## Task details
State the count of lines below in which the word "chart" appears, and add nothing.

## Given data

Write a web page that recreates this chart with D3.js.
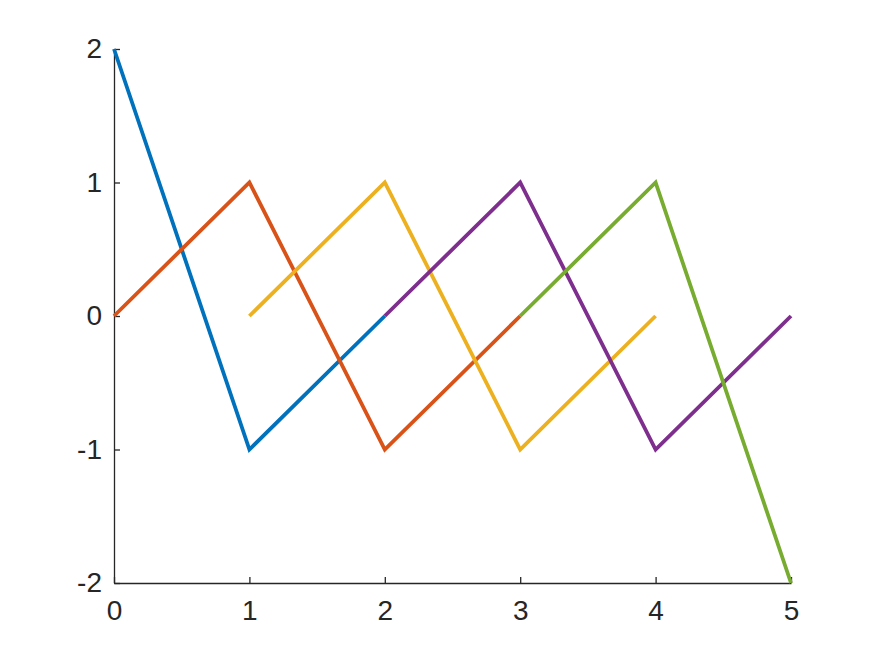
<!DOCTYPE html>
<html>
<head>
<meta charset="utf-8">
<script src="https://cdn.jsdelivr.net/npm/d3@7"></script>
<style>
  body { margin: 0; background: #fff; }
  svg { display: block; font-family: "Liberation Sans", Arial, sans-serif; }
</style>
</head>
<body>
<svg id="chart" width="875" height="656"></svg>
<script>
const xTicks = [0, 1, 2, 3, 4, 5];
const yTicks = [-2, -1, 0, 1, 2];

const blue   = [[0, 2], [1, -1], [2, 0]];
const orange = [[0, 0], [1, 1], [2, -1], [3, 0]];
const yellow = [[1, 0], [2, 1], [3, -1], [4, 0]];
const purple = [[2, 0], [3, 1], [4, -1], [5, 0]];
const green  = [[3, 0], [4, 1], [5, -2]];

const series = [
  { values: blue, color: '#0072BD' },
  { values: orange, color: '#D95319' },
  { values: yellow, color: '#EDB120' },
  { values: purple, color: '#7E2F8E' },
  { values: green, color: '#77AC30' }
];

const svg = d3.select('#chart');
const x = d3.scaleLinear().domain([0, 5]).range([114, 791]);
const y = d3.scaleLinear().domain([-2, 2]).range([583, 49]);
const axisColor = '#262626';
const fmt = d => String(d);

// x axis
const gx = svg.append('g')
  .attr('transform', `translate(0,${y(-2)})`)
  .call(d3.axisBottom(x).tickValues(xTicks).tickFormat(fmt).tickSizeInner(-6).tickSizeOuter(0).tickPadding(17));
// y axis
const gy = svg.append('g')
  .attr('transform', `translate(${x(0)},0)`)
  .call(d3.axisLeft(y).tickValues(yTicks).tickFormat(fmt).tickSizeInner(-6).tickSizeOuter(0).tickPadding(12));

[gx, gy].forEach(g => {
  g.attr('font-size', 28).attr('font-family', '"Liberation Sans", Arial, sans-serif');
  g.select('.domain').attr('stroke', axisColor).attr('stroke-width', 1.3);
  g.selectAll('.tick line').attr('stroke', axisColor).attr('stroke-width', 1.3);
  g.selectAll('.tick text').attr('fill', axisColor);
});

const line = d3.line()
  .x(d => x(d[0]))
  .y(d => y(d[1]));

series.forEach(s => {
  svg.append('path')
    .datum(s.values)
    .attr('fill', 'none')
    .attr('stroke', s.color)
    .attr('stroke-width', 3.8)
    .attr('d', line);
});
</script>
</body>
</html>
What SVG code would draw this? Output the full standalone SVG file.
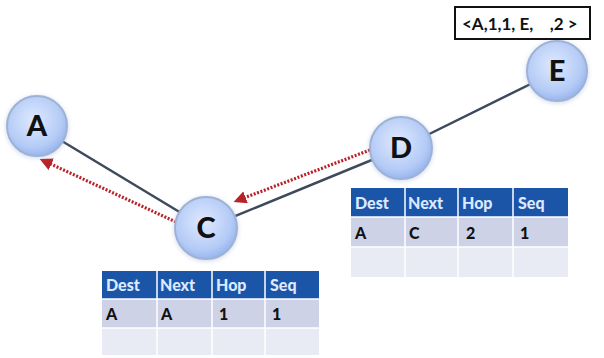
<svg xmlns="http://www.w3.org/2000/svg" width="604" height="358" viewBox="0 0 604 358">
  <defs>
    <radialGradient id="nodeFill" cx="0.45" cy="0.4" r="0.65">
      <stop offset="0" stop-color="#dfe9ff"/>
      <stop offset="0.7" stop-color="#b4cbf6"/>
      <stop offset="1" stop-color="#8eaeea"/>
    </radialGradient>
    <filter id="glow" x="-30%" y="-30%" width="160%" height="160%">
      <feGaussianBlur in="SourceAlpha" stdDeviation="2.5"/>
      <feOffset dx="0" dy="1" result="b"/>
      <feFlood flood-color="#8fa6cf" flood-opacity="0.45"/>
      <feComposite in2="b" operator="in"/>
      <feMerge><feMergeNode/><feMergeNode in="SourceGraphic"/></feMerge>
    </filter>
    <marker id="redHead" viewBox="0 0 10 10" refX="8" refY="5" markerWidth="4" markerHeight="4" orient="auto" markerUnits="strokeWidth">
      <path d="M0,0 L10,5 L0,10 z" fill="#b8232a"/>
    </marker>
  </defs>
  <style>
    .node circle { fill: url(#nodeFill); stroke: #9fb2d6; stroke-width: 2; filter: url(#glow); }
    .node text { font-family: "Lato", "Liberation Sans", sans-serif; font-weight: 900; font-size: 29px; fill: #111; text-anchor: middle; }
    .link { stroke: #3e4a5c; stroke-width: 2.5; fill: none; }
    .route { stroke: #b8232a; stroke-width: 3.2; stroke-dasharray: 2 1.6; fill: none; marker-end: url(#redHead); }
    .hdr { fill: #1b55a8; }
    .row1 { fill: #cdd2e6; }
    .row2 { fill: #e9ebf4; }
    .sep { stroke: #ffffff; stroke-width: 1.5; }
    .th { font-family: "Lato", "Liberation Sans", sans-serif; font-weight: 900; font-size: 16px; fill: #dce9ff; }
    .td { font-family: "Lato", "Liberation Sans", sans-serif; font-weight: 900; font-size: 16px; fill: #111; }
    .msg { font-family: "Lato", "Liberation Sans", sans-serif; font-weight: 700; font-size: 17px; fill: #111; white-space: pre; }
  </style>

  <rect width="604" height="358" fill="#ffffff"/>

  <!-- links and route arrows -->
  <g id="connectors">
    <line class="link" x1="37" y1="126" x2="206" y2="228"/>
    <line class="link" x1="206" y1="228" x2="401" y2="148"/>
    <line class="link" x1="401" y1="148" x2="557" y2="71"/>
    <line class="route" x1="370" y1="150" x2="236" y2="201"/>
    <line class="route" x1="176" y1="222" x2="42" y2="160"/>
  </g>

  <g id="node-A" class="node">
    <circle cx="37" cy="126" r="30"/>
    <text x="37" y="136">A</text>
  </g>
  <g id="node-C" class="node">
    <circle cx="206" cy="228" r="31"/>
    <text x="206" y="238">C</text>
  </g>
  <g id="node-D" class="node">
    <circle cx="401" cy="148" r="31"/>
    <text x="401" y="158">D</text>
  </g>
  <g id="node-E" class="node">
    <circle cx="557" cy="71" r="30"/>
    <text x="557" y="81">E</text>
  </g>

  <!-- route request message at E -->
  <g id="message">
    <rect x="455" y="7" width="135" height="32" fill="#ffffff" stroke="#111" stroke-width="2"/>
    <text class="msg" x="462" y="30" xml:space="preserve">&lt;A,1,1, E,    ,2 &gt;</text>
  </g>

  <!-- routing table of C -->
  <g id="table-C">
    <rect class="hdr" x="102" y="271" width="217" height="28"/>
    <rect class="row1" x="102" y="299" width="217" height="29"/>
    <rect class="row2" x="102" y="328" width="217" height="27"/>
    <line class="sep" x1="157" y1="271" x2="157" y2="355"/>
    <line class="sep" x1="212" y1="271" x2="212" y2="355"/>
    <line class="sep" x1="265" y1="271" x2="265" y2="355"/>
    <line class="sep" x1="102" y1="299" x2="319" y2="299"/>
    <line class="sep" x1="102" y1="328" x2="319" y2="328"/>
    <text class="th" x="106" y="291">Dest</text>
    <text class="th" x="160" y="291">Next</text>
    <text class="th" x="216" y="291">Hop</text>
    <text class="th" x="270" y="291">Seq</text>
    <text class="td" x="106" y="320">A</text>
    <text class="td" x="161" y="320">A</text>
    <text class="td" x="219" y="320">1</text>
    <text class="td" x="272" y="320">1</text>
  </g>

  <!-- routing table of D -->
  <g id="table-D">
    <rect class="hdr" x="351" y="188" width="217" height="29"/>
    <rect class="row1" x="351" y="217" width="217" height="30"/>
    <rect class="row2" x="351" y="247" width="217" height="30"/>
    <line class="sep" x1="405" y1="188" x2="405" y2="277"/>
    <line class="sep" x1="458" y1="188" x2="458" y2="277"/>
    <line class="sep" x1="513" y1="188" x2="513" y2="277"/>
    <line class="sep" x1="351" y1="217" x2="568" y2="217"/>
    <line class="sep" x1="351" y1="247" x2="568" y2="247"/>
    <text class="th" x="355" y="209">Dest</text>
    <text class="th" x="408" y="209">Next</text>
    <text class="th" x="462" y="209">Hop</text>
    <text class="th" x="518" y="209">Seq</text>
    <text class="td" x="355" y="239">A</text>
    <text class="td" x="409" y="239">C</text>
    <text class="td" x="466" y="239">2</text>
    <text class="td" x="520" y="239">1</text>
  </g>
</svg>
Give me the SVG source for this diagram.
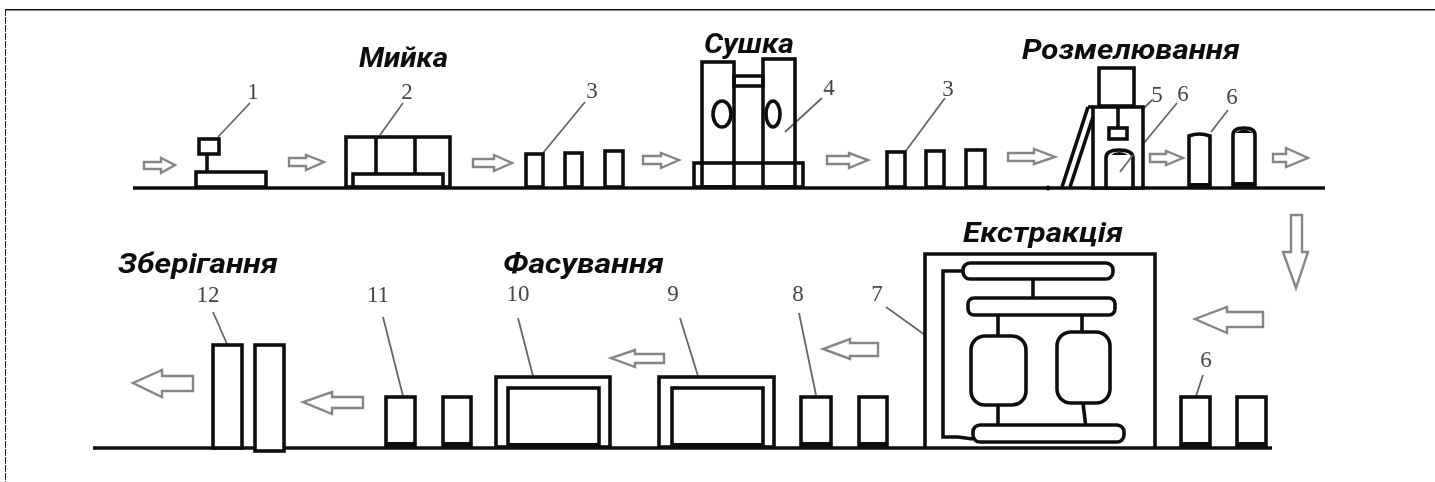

## Completed task
3